Methods: 42 genes related to m⁷G were collected from former literatures and GSEA (Gene Set Enrichment Analysis) website. Then, RNA-seq (RNA sequencing) and clinical data from TCGA-PRAD (The Cancer Genome Atlas-Prostate) cohort were retrieved to screen the differentially expressed m⁷G genes to further construct a multivariate Cox prognostic model for PRAD. Next, GSE116918, a prostate cancer cohort acquired from GEO (Gene Expression Omnibus) database, was analyzed for the external validation group to assess the ability to predict BFFS (biochemical failure-free survival) of our m⁷G prognostic signature. Kaplan-Meier, ROC (receiver operator characteristic), AUC (areas under ROC curve), and calibration curves were adopted to display the performance of this prognostic signature. In addition, immune infiltration analysis was implemented to evaluate the effect of these m⁷G genes on immunoinfiltrating cells. Correlation with drug susceptibility of the m⁷G signature was also analyzed by matching drug information in CellMiner database.

Results: The m⁷G-related prognostic signature, including three genes (EIF3D, EIF4A1, LARP1) illustrated superior prognostic ability for PRAD in both training and validation cohorts.
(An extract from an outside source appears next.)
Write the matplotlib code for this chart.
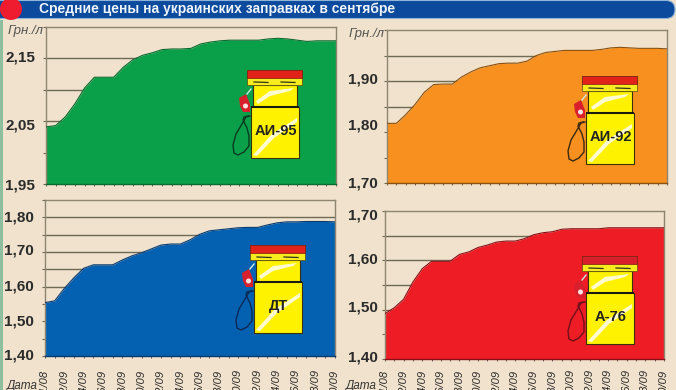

The 5-year AUC were 0.768 for TCGA-PRAD and 0.608 for GSE116918. It can well distinguish patients into different risk groups of biochemical recurrence (p =1e-04 for TCGA-PRAD and p =0.0186 for GSE116918). Immune infiltration analysis suggested potential regulation of m⁷G genes on neutrophils and dendritic cells in PRAD.

Conclusions: A m⁷G-related prognostic signature was constructed and validated in the current study, giving new sights of m⁷G methylation in predicting the prognostic and improving the treatment of PRAD.